Boundless has built a marketplace that facilitates secure zk-computations, enabling efficient collaboration between developers and Provers. As zk-technology grows, it's becoming modular. Layers are emerging: some handle computations, others optimize, and marketplaces like Boundless allow anyone with hardware to join. To illustrate this concept, we'll think of Boundless as a global courier company. Instead of shipping packages, Boundless can be best understood as a global delivery marketplace, except it handles any type of zk-computation. The customer is the developer or application that needs work done. The courier is the Prover with the hardware to do the heavy lifting. The central hub is a system of smart contracts that ensures every package (computation) is delivered on time, couriers are paid fairly, and cheaters are punished. 1. Marketplace Imagine a busy market square: Customers (users/requesters) walk in with jobs: "I need this package delivered, here's the destination, here's my budget, and I'll lock up some funds upfront." They post these requests on the market bulletin board (market contract). Couriers (provers) gather around the board. Jobs are announced using a Dutch reverse auction: prices don't fall like on eBay, but rather rise over time. Early adopters can get it at a low price, but if they wait too long, the price will become more attractive, attracting competition. When the courier accepts it, they also leave a security deposit at the counter (deposited ZKC). This proves they are serious. If they abandon it, they will lose the deposit. Once locked, the courier takes the package (zk program + inputs) back to their truck (hardware). They run the delivery route (zkVM calculations, or mathematical calculators that don't lie) and return a sealed envelope (proof) indicating that the package was delivered exactly as requested, without tampering.
Back to the hub:
The verifier (RISC Zero, an instant double-check machine) double-checks the seal in seconds.
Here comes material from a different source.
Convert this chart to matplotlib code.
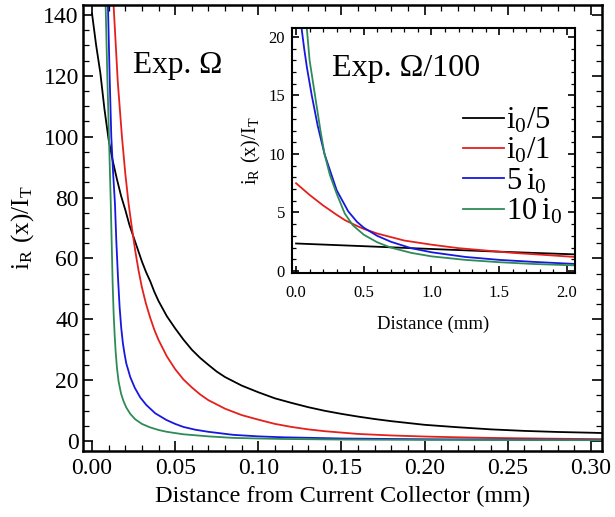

If valid, the courier gets paid, their deposit is refunded, and the customer receives a verified delivery.

2. What if the courier fails?
Now, imagine a courier picked up a package but never delivered it. The Hub can't let its customers down. Here's what happens:
The courier loses their deposit (slashing): part goes into the Hub's coffers, and part is reserved as a reward for anyone who rescues the job.
The job is reposted on the notice board, but this time without exclusive bookings, any courier can compete to deliver it.
This retry pattern creates a sense of urgency. Other couriers see not only the original payment but also part of the failed courier's deposit. Suddenly, the job becomes extra valuable, so someone quickly picks it up and delivers it.
This ensures the market keeps functioning. Even bad actors can't stop it: at worst, they just pay a fine. 3. How can we support the marketplace over the long term? Behind the bustling plaza is a treasury where investors and couriers can deposit the marketplace's token (ZKC). Here's how it works: When you lock ZKC in the treasury, you earn non-transferable points, like a loyalty card. Over time, as the marketplace collects fees from each delivery, treasury participants can spend their points to withdraw a pro-rata share of revenue or unlock their tokens. Couriers can also stake their tokens here. The tokens they stake not only earn them points but also serve as a security deposit when accepting jobs. This system ensures that both workers (couriers) and backers (investors) share in the market's success. The busier the market, the greater the rewards. 4. Boundless as a global courier company. Boundless becomes easier to imagine through this analogy: Market contracts are the job board in the town square. Reverse auctions are how jobs are fairly priced. Provers do the heavy lifting, backed by a deposit. Provers are sealed envelopes: easy to check, impossible to forge. Slashing and retries keep deliveries reliable. A vault + points system keeps long-term backers and couriers invested. All of this is powered by underlying cryptography, but for users and developers, it feels like a self-regulating, always-on gig economy. The only difference is that instead of moving boxes, it's providing computation for the blockchain. 5. Applications on Boundless. Boundless transforms light clients into zk-stateless clients, making them more secure and trustless by outsourcing their verification work to a network of Prover nodes. These clients can verify multiple chain states in parallel and broadcast the results globally via Boundless Signal, effectively acting as universal light clients for all chains. This architecture unlocks new types of deliverables in the blockchain world. For cross-chain communication, Signal acts like a global bulletin board, where each delivery is stamped and published.
Any chain can simply check the bulletin board and see a certified receipt indicating that a package from another chain has arrived, without sending a courier (bridge, multisig, custodian) that you must trust.
For developers, Steel is like renting a private workshop within a courier network. You hand over the raw materials, it builds the product offsite, and in return you get a sealed report (zk-proof) that anyone can trust without having to re-do the work.
In this way, Boundless transforms computing into a shared courier economy, where packages move faster, receipts can be trusted by anyone, and every station in the network becomes part of a verifiable delivery system.